¹While Quakers are pacifists, I don't think their religious tenets actually forbid gun ownership, e.g., for hunting. But we'll assume otherwise for the sake of this discussion.
No, I don't want to join a group. And I don't want anyone to conform to me; I want them to leave me alone.
a conservative estimate is that regulation has doubled the price of housing. It's much worse in places like the Bay Area and Manhattan,
Gee, maybe if we could get people in Manhattan out of their single-family homes on acre lots and into coops, condos, and rental apartments.
Would that help?
Generally, rich people or rich faceless legal entities swooping in and buying everything up tends to send prices skyward, and I bet they have loadsa influence over planning and zoning to keep them that way because property values dontchaknow. But that's just the experience of people trying to find houses they can afford somwhere near where they work or their family, they don't matter.
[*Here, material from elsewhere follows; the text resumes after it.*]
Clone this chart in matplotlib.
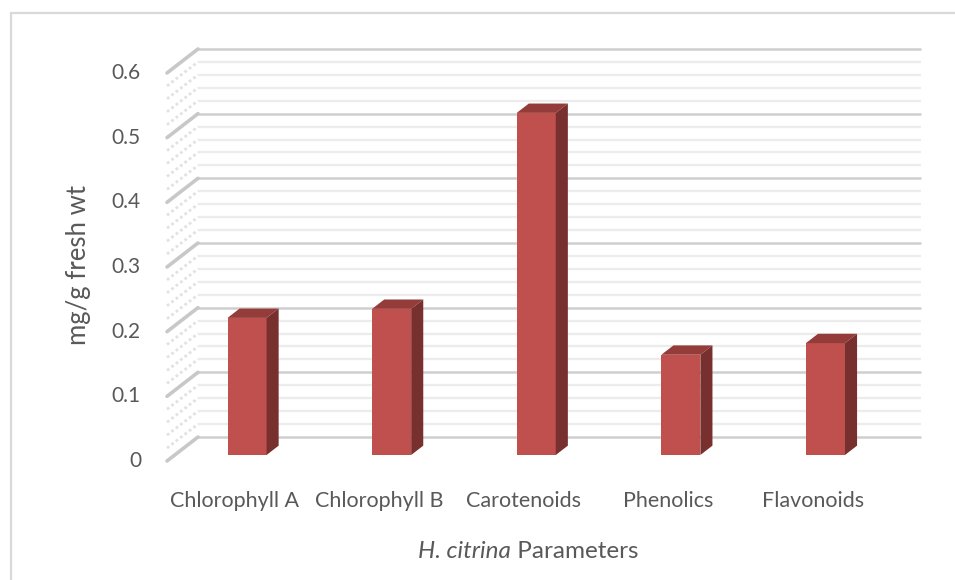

If that was the economist Murray Rothbard, a buddy of Ron Paul, Rand Paul's father, he should be remembered as the hateful antisemite he was. (And yes, he was Jewish, in the manner of Otto Weininger, making him all that more a pathological case.)
What's missing is a discussion of winners and losers. The argument is that getting rid of regulation will result in a great increase in housing supply at substantially lower cost. Assuming arguendo the deregulation argument is overall correct, the individual impact of that change in cost and wealth isn't discussed or appreciated. It's not a win-win.
Those who own housing or land now, which includes zillions of boomers who are old or getting there quickly, would be greatly impoverished by housing deregulation, meaning their net worth would on average take a very big hit (for lots of people the equity in their housing is a big part of their total net worth), and a big source of funding for their old age would greatly diminished if the value of their housing diminished greatly. What's good for would-be buyers in a deregulated environment would be bad for all the current lucky winners. Deregulation, whether overall virtuous or not, is not a win-win process. Which side are you on?